**Task to carry out**
Copy, character for character, the lines running from the one with "Reproduce this chart with Observable Plot." to the one with "0.1416], [84060, 0.1331]];", ends included. Leave out every other line.

**Stored data**
______
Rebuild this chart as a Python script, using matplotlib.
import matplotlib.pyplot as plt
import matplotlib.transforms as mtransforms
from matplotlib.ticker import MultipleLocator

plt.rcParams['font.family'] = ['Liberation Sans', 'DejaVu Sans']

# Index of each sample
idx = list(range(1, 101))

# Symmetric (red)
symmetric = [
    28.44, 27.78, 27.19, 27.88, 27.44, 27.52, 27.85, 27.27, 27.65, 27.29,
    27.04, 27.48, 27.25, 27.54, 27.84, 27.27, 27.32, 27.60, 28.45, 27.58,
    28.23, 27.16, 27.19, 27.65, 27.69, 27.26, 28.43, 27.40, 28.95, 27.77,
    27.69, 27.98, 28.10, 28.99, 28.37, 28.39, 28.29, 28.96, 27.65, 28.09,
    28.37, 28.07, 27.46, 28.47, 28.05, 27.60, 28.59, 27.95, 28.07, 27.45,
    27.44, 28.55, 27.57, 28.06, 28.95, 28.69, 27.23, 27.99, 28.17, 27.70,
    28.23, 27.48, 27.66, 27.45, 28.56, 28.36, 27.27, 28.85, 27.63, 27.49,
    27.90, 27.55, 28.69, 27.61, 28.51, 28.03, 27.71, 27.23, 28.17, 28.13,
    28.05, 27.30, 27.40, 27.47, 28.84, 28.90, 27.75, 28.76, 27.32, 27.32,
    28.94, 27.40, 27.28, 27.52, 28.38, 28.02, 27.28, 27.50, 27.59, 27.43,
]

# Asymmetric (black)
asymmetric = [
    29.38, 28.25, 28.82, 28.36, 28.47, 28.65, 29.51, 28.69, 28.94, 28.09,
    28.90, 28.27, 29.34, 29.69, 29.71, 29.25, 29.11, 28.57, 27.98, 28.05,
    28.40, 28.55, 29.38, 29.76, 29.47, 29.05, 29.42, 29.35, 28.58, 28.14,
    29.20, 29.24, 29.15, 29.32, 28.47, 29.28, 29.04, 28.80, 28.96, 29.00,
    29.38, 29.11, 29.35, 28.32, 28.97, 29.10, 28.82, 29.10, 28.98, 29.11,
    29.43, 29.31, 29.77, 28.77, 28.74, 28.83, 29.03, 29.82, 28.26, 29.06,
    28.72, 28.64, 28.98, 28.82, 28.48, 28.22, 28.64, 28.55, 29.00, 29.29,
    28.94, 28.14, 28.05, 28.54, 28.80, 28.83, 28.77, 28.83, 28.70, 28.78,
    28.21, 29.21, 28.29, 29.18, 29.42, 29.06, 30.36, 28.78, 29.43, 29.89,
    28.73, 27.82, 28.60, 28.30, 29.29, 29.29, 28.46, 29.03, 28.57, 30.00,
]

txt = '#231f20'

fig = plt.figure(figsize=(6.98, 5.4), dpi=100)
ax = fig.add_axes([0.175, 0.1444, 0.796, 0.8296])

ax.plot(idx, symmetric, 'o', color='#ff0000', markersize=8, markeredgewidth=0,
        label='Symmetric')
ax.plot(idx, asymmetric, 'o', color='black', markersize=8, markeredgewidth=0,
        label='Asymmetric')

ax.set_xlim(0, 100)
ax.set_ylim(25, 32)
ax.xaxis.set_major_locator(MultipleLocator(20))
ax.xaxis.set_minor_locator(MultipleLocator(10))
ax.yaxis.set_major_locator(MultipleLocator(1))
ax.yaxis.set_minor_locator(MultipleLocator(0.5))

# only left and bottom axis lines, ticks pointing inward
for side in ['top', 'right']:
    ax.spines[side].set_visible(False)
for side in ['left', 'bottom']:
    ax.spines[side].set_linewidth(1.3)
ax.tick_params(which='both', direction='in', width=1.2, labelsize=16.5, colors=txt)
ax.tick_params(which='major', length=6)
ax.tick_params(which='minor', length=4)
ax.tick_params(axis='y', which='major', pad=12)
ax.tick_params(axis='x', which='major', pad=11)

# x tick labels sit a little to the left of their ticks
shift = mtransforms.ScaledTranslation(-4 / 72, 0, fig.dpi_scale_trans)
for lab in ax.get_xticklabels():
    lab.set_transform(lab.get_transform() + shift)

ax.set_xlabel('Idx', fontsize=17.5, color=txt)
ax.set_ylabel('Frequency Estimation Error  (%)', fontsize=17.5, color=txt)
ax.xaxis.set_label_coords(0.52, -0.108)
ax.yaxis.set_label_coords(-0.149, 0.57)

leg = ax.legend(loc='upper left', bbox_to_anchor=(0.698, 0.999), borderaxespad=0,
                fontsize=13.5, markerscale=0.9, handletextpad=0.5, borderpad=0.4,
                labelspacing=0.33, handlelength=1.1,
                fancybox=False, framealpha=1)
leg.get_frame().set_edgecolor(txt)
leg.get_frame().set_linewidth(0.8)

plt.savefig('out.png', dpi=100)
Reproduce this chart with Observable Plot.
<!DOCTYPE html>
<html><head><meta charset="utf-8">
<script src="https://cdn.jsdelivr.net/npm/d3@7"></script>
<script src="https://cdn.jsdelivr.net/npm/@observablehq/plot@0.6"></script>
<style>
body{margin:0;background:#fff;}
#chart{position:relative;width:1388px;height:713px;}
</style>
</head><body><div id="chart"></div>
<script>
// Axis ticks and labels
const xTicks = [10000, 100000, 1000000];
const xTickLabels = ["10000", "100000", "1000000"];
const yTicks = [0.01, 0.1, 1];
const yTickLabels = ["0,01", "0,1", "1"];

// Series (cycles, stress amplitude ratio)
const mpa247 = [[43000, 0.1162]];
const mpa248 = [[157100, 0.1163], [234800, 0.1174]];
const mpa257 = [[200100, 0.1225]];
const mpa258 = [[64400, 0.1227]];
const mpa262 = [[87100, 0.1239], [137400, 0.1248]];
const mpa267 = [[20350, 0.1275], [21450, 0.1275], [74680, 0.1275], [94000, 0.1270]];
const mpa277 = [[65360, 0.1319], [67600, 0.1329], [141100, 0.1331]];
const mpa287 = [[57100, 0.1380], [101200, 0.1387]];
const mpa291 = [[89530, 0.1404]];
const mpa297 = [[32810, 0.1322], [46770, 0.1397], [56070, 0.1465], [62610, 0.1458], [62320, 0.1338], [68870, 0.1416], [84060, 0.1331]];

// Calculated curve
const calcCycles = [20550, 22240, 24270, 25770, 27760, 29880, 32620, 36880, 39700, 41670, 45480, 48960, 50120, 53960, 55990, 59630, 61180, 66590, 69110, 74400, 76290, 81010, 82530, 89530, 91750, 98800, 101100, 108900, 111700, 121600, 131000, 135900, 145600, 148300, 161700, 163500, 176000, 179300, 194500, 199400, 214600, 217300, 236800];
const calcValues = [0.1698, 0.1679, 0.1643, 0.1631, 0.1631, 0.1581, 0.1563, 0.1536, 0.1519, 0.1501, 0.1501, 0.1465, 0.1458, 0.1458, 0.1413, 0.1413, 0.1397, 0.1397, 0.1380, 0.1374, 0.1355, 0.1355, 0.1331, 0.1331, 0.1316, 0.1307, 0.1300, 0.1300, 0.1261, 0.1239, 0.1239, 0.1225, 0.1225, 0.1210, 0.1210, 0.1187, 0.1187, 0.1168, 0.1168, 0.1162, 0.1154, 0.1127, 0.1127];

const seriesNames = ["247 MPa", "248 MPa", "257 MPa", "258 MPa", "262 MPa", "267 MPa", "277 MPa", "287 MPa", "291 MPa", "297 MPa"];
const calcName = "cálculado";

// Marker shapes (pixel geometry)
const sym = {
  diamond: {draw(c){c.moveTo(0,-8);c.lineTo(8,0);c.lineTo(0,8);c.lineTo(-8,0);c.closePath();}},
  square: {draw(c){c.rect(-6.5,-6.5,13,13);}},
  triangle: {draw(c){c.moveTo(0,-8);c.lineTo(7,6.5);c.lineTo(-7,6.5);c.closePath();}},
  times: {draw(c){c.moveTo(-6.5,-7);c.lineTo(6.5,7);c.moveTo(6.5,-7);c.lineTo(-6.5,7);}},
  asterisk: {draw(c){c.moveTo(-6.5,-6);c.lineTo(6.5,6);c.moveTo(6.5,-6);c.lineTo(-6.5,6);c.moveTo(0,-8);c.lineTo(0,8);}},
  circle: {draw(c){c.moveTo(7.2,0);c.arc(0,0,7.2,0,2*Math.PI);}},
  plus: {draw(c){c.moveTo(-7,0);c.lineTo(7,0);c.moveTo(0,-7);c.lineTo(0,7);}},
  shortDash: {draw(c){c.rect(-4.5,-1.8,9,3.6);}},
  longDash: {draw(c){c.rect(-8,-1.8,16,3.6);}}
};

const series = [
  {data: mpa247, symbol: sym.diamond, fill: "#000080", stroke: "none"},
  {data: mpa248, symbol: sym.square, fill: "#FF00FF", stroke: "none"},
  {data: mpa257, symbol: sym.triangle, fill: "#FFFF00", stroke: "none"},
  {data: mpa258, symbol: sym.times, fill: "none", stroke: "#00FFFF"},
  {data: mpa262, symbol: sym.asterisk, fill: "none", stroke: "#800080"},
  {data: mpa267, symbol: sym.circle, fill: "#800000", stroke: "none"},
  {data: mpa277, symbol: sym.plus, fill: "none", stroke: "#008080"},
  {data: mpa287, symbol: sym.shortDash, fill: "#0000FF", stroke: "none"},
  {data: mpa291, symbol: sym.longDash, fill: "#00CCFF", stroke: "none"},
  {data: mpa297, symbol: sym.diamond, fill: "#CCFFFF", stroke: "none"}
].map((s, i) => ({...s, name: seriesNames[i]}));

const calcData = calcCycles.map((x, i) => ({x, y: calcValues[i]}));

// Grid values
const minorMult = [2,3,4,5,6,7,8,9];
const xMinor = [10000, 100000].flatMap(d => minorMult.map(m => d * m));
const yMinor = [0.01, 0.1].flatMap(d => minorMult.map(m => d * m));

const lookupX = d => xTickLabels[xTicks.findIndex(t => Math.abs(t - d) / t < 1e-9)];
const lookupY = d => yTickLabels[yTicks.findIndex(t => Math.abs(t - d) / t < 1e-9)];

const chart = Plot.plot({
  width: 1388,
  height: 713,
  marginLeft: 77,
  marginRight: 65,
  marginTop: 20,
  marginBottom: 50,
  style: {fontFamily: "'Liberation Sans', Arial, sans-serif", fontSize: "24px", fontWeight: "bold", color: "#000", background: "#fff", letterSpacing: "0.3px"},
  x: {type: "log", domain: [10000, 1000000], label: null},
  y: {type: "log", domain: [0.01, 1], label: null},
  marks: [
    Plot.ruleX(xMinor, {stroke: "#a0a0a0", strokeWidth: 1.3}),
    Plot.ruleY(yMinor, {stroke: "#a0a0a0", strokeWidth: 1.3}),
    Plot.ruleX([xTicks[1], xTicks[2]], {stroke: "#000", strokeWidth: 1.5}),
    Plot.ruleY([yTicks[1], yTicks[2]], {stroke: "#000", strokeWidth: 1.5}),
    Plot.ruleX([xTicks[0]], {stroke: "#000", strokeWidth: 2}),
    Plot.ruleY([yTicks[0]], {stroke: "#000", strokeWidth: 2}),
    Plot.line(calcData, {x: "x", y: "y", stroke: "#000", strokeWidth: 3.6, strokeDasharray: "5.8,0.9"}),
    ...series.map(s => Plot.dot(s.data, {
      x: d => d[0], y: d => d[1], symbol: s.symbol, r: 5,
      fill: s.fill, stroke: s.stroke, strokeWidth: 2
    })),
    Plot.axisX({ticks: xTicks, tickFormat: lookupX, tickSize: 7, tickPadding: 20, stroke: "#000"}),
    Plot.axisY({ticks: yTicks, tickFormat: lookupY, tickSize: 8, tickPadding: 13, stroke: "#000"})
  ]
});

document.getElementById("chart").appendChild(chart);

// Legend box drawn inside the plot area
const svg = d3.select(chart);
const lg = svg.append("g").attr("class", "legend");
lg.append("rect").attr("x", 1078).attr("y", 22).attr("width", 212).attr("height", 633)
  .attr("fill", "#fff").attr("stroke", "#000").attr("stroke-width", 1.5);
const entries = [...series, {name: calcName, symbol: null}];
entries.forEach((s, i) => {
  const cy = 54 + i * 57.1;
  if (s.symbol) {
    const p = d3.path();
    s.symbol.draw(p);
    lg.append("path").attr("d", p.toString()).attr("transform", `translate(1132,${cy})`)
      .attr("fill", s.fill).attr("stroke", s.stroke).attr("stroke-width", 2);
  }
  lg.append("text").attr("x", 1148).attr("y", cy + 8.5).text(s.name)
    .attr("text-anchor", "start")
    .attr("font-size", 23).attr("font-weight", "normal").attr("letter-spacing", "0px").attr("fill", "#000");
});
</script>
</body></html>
______
**Output of the task**
Reproduce this chart with Observable Plot.
<!DOCTYPE html>
<html><head><meta charset="utf-8">
<script src="https://cdn.jsdelivr.net/npm/d3@7"></script>
<script src="https://cdn.jsdelivr.net/npm/@observablehq/plot@0.6"></script>
<style>
body{margin:0;background:#fff;}
#chart{position:relative;width:1388px;height:713px;}
</style>
</head><body><div id="chart"></div>
<script>
// Axis ticks and labels
const xTicks = [10000, 100000, 1000000];
const xTickLabels = ["10000", "100000", "1000000"];
const yTicks = [0.01, 0.1, 1];
const yTickLabels = ["0,01", "0,1", "1"];

// Series (cycles, stress amplitude ratio)
const mpa247 = [[43000, 0.1162]];
const mpa248 = [[157100, 0.1163], [234800, 0.1174]];
const mpa257 = [[200100, 0.1225]];
const mpa258 = [[64400, 0.1227]];
const mpa262 = [[87100, 0.1239], [137400, 0.1248]];
const mpa267 = [[20350, 0.1275], [21450, 0.1275], [74680, 0.1275], [94000, 0.1270]];
const mpa277 = [[65360, 0.1319], [67600, 0.1329], [141100, 0.1331]];
const mpa287 = [[57100, 0.1380], [101200, 0.1387]];
const mpa291 = [[89530, 0.1404]];
const mpa297 = [[32810, 0.1322], [46770, 0.1397], [56070, 0.1465], [62610, 0.1458], [62320, 0.1338], [68870, 0.1416], [84060, 0.1331]];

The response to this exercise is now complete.